中国は、北朝鮮のような世襲制こそ採っていませんし、それはソビエト連邦もロシア連邦も同じです。でも、スターリンやブレジネフやアンドロポフなど、ソ連の指導者は全員、現代の皇帝のように、亡くなるまで権力の座を手放しませんでした。フルシチョフのように失脚しない限り。それは、中華人民共和国王朝の初代皇帝である、毛沢東も同じです。プーチン大統領も、制度を恣意的に運用し、大統領職と首相職を行きつ戻りつし、独裁政権を構築していますしね。でも、世襲なき独裁政権という意味で、皇帝制度とほとんど変わらない。北朝鮮が特殊なだけで。

民主主義には民主主義で、悪い面はあります。容易に衆愚政治に陥りますし、あるいは不正や汚職に走ったり。でもこれは、独裁国家のほうが酷いですしね。民主主義もある種の疑似王政ですが、それでも悪王を陶片追放できるわけですから。残念ながら、そういう選挙の結果を受け入れられない方々が、自称リベラルでありながら、党首が何年も権力の座にある独裁的な党を支持していたりという、奇妙なネジレがあります。安倍総理はイメージとは違って、実際はかなり戦後民主主義を尊重しています。

【緊急事態宣言発令後に、安倍首相に会って僕が確かめたこと】アゴラ

田原総一朗です。
新型コロナウイルス問題が、世界中を危機に陥れている。
安倍首相は、ついに4月7日、7都府県に「緊急事態宣言」を出した。
僕は、10日に首相官邸を訪れ、安倍首相に会った。
「緊急事態宣言が非常に遅れた。なぜこんなに遅れたのか。財務省が強い反対をしていたというが、それほど反対したのか」と、僕は率直に聞いた。
安倍首相は、「そうではない」と言った。
実は「ほとんどの閣僚が、緊急事態宣言に反対していた」という。

https://agora-web.jp/archives/2045447.html

■呪術に走るリベラル■

祖父の岸信介は国家社会主義者で、ある意味で左翼です。実際、その政策は岸の政策ということを隠して見せれば、左翼は大喜びの政策です。大減税、国民皆保険制度、最低賃金制度、国民皆年金制度、アジア各国との戦後保証、国連での英米の核実験批判……。日米安保改定で岸にコテンパンにのされた60年安保の学生たちは、その内実も岸の先見の眼も見ず、自分たちの敗北感から逆恨みし、彼らが考える悪しき部分を、全部投影しましたが。

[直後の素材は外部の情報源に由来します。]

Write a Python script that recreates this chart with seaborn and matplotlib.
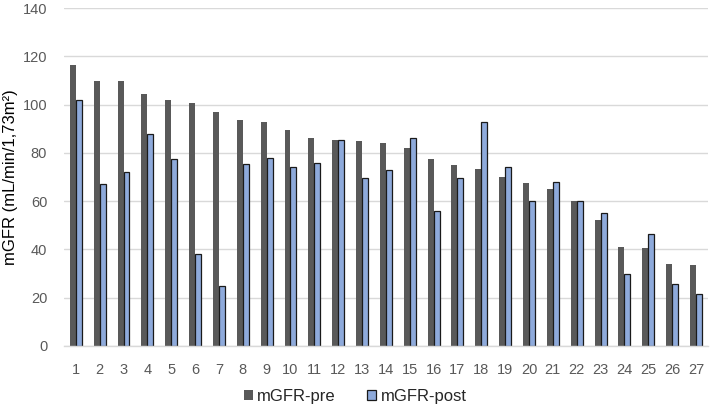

現実には、岸も安倍晋三元総理も、そこまで極悪非道かと言えば、違うわけで。

さらに、欧米では緊急事態宣言のもと、政府の出した要請に反すれば罰則がある。
罰金、あるいは逮捕もありうる。
ところが日本では、罰則規定がない。
「これでは少なからぬ国民が、守らないのではないか」と聞いた。

安倍首相は、「こういう時に罰則規定をもうけないのが、戦後日本の体制である。それをやると圧政ということになる」と言う。

https://agora-web.jp/archives/2045447.html

朝日新聞OBの稲垣武氏が指摘したように、日本の左派は戦後、論的を悪魔化し、その悪魔を祓えば正義や平和が訪れる、という非常に呪術的な対応を繰り返してきました。自分たちは高学歴なインテリと自認していたでしょうけれど、それって戦前の軍人官僚と同じ。無自覚の言霊信仰によって、相手を祓い清めるという、非科学的発想なんですけどね。それは呪術であって、政治ではないです。安倍晋三総理の評価は、ロシア連邦・中華人民共和国・朝鮮民主主義人民共和国が倒れ、政体が変わらないと、左派には認められないでしょうね。ロシア連邦のウクライナ侵攻で、だいぶボロボロになりましたが。